Having witnessed a successive period of robust economic growth, and strengthening international power, for approximately 3 decades, China has rapidly advanced in most of the science & technology programs, particularly its sci-fi-like space program. The recent launching of Shenzhou-9 has highlighted the steady preparedness of Chinese government towards their most ambitious dreams: establishing their own manned space station, and setting up permanent settlements on what the Ming-era poet, Li Bai, once dubbed it in a poem as ‘my home’: the Moon, as of 2020.
What worries the United States, however, is not about the might of the program, but it’s more about the hidden agenda the government has arranged behind the real scenario: claiming either the territory they land in, or the entire Moon, instead, and mining the rare earths, to boost its economic growth.
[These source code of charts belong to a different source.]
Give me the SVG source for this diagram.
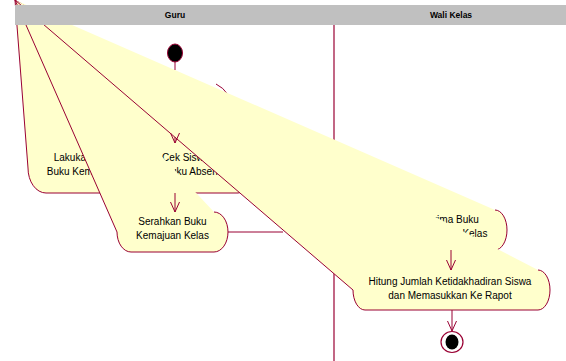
<svg xmlns="http://www.w3.org/2000/svg" width="566" height="361" viewBox="0 0 566 361">
<style>
.fill{fill:#FFFFCC;stroke:none}
.edge{fill:none;stroke:#990033;stroke-width:1}
.lbl{font-family:"Liberation Sans",Arial,sans-serif;font-size:10px;fill:#000;text-anchor:middle}
.hdr{font-family:"Liberation Sans",Arial,sans-serif;font-size:8.5px;font-weight:bold;fill:#000;text-anchor:middle}
.conn{fill:none;stroke:#990033;stroke-width:1}
</style>
<defs>
<marker id="arr" markerWidth="12" markerHeight="12" refX="10" refY="5" orient="auto" markerUnits="userSpaceOnUse">
<path d="M0,0.5 L10,5 L0,9.5" fill="none" stroke="#990033" stroke-width="1"/>
</marker>
</defs>
<rect width="566" height="361" fill="#fff"/>
<g id="lane-divider">
<line x1="334" y1="25" x2="334" y2="361" stroke="#990033" stroke-width="1.2"/>
</g>
<g id="start">
<ellipse cx="175" cy="53" rx="7.5" ry="9" fill="#000" stroke="#990033" stroke-width="1"/>
</g>
<g id="lakukan">
<path class="fill" d="M15,0 L146,143 A18,25 0 0 1 164,168 A18,25 0 0 1 146,193 L46,193 A18,25 0 0 1 28,168 Z"/>
<path class="edge" d="M146,143 A18,25 0 0 1 164,168 A18,25 0 0 1 146,193 L46,193 A18,25 0 0 1 28,168 L15,0"/>
<text class="lbl" x="96" y="161">Lakukan Pengisian</text>
<text class="lbl" x="96" y="175">Buku Kemajuan Kelas</text>
</g>
<g id="cek">
<path class="fill" d="M15,0 L238,143 A12,25 0 0 1 250,168 A12,25 0 0 1 238,193 L144,193 A12,25 0 0 1 132,168 Z"/>
<path class="edge" d="M238,143 A12,25 0 0 1 250,168 A12,25 0 0 1 238,193 L144,193 A12,25 0 0 1 132,168 L15,0"/>
<path class="edge" d="M216,84 Q223,87 229,96"/>
<text class="lbl" x="191" y="161">Cek Siswa di</text>
<text class="lbl" x="191" y="175">Buku Absen</text>
</g>
<g id="serahkan">
<path class="fill" d="M15,0 L214,212 A14,20 0 0 1 228,232 A14,20 0 0 1 214,252 L131,252 A14,20 0 0 1 117,232 Z"/>
<path class="edge" d="M214,212 A14,20 0 0 1 228,232 A14,20 0 0 1 214,252 L131,252 A14,20 0 0 1 117,232 L15,0"/>
<text class="lbl" x="172.5" y="225">Serahkan Buku</text>
<text class="lbl" x="172.5" y="239">Kemajuan Kelas</text>
</g>
<g id="terima">
<path class="fill" d="M15,0 L495,210 A12,20 0 0 1 507,230 A12,20 0 0 1 495,250 L407,250 A12,20 0 0 1 395,230 Z"/>
<path class="edge" d="M495,210 A12,20 0 0 1 507,230 A12,20 0 0 1 495,250 L407,250 A12,20 0 0 1 395,230 L15,0"/>
<text class="lbl" x="451" y="223">Terima Buku</text>
<text class="lbl" x="451" y="237">Kemajuan Kelas</text>
</g>
<g id="hitung">
<path class="fill" d="M15,0 L538,270 A12,20 0 0 1 550,290 A12,20 0 0 1 538,310 L365,310 A12,20 0 0 1 353,290 Z"/>
<path class="edge" d="M538,270 A12,20 0 0 1 550,290 A12,20 0 0 1 538,310 L365,310 A12,20 0 0 1 353,290 L15,0"/>
<text class="lbl" x="450" y="285">Hitung Jumlah Ketidakhadiran Siswa</text>
<text class="lbl" x="450" y="299">dan Memasukkan Ke Rapot</text>
</g>
<g id="end">
<ellipse cx="452" cy="342" rx="11" ry="10.5" fill="#fff" stroke="#990033" stroke-width="1.2"/>
<ellipse cx="452" cy="342" rx="6.5" ry="7.5" fill="#000"/>
</g>
<g id="connectors">
<path class="conn" d="M175,62 V70"/>
<path class="conn" d="M175,137 V143" marker-end="url(#arr)"/>
<path class="conn" d="M175,193 V212" marker-end="url(#arr)"/>
<path class="conn" d="M228,232 H283"/>
<path class="conn" d="M451,250 V270" marker-end="url(#arr)"/>
<path class="conn" d="M452,310 V331" marker-end="url(#arr)"/>
</g>
<g id="lane-header">
<rect x="15" y="5" width="551" height="20" fill="#C0C0C0"/>
<text class="hdr" x="175" y="18">Guru</text>
<text class="hdr" x="451" y="18">Wali Kelas</text>
</g>
</svg>
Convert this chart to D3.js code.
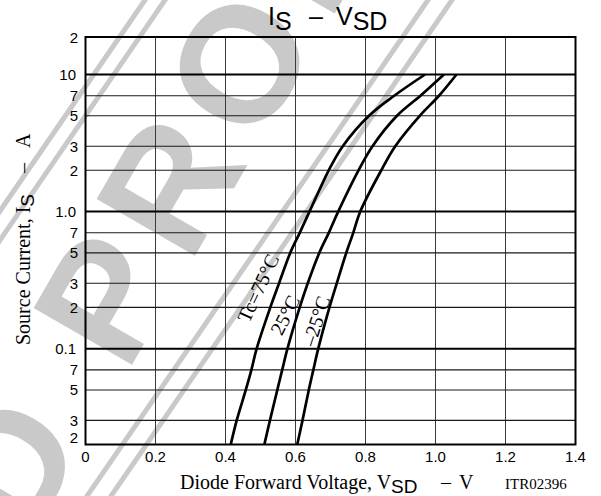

If China were to do so, this would indicate other nations may elicit rights to explore, exploit, and claim some bits of the Moon as their ‘inseparable entities’. Two other nations, India and Japan, have based the ‘moon-landing’ notion as their long-term priority, with Japan planning to construct solar power stations slated for 2020.
What happens to NASA? Supposedly equipped with a minimum annual budget of 100 billion US$, the Government only provides 4% of the amount, thanks to the recession hitting US in 2008.
Read it at Foreign Policy.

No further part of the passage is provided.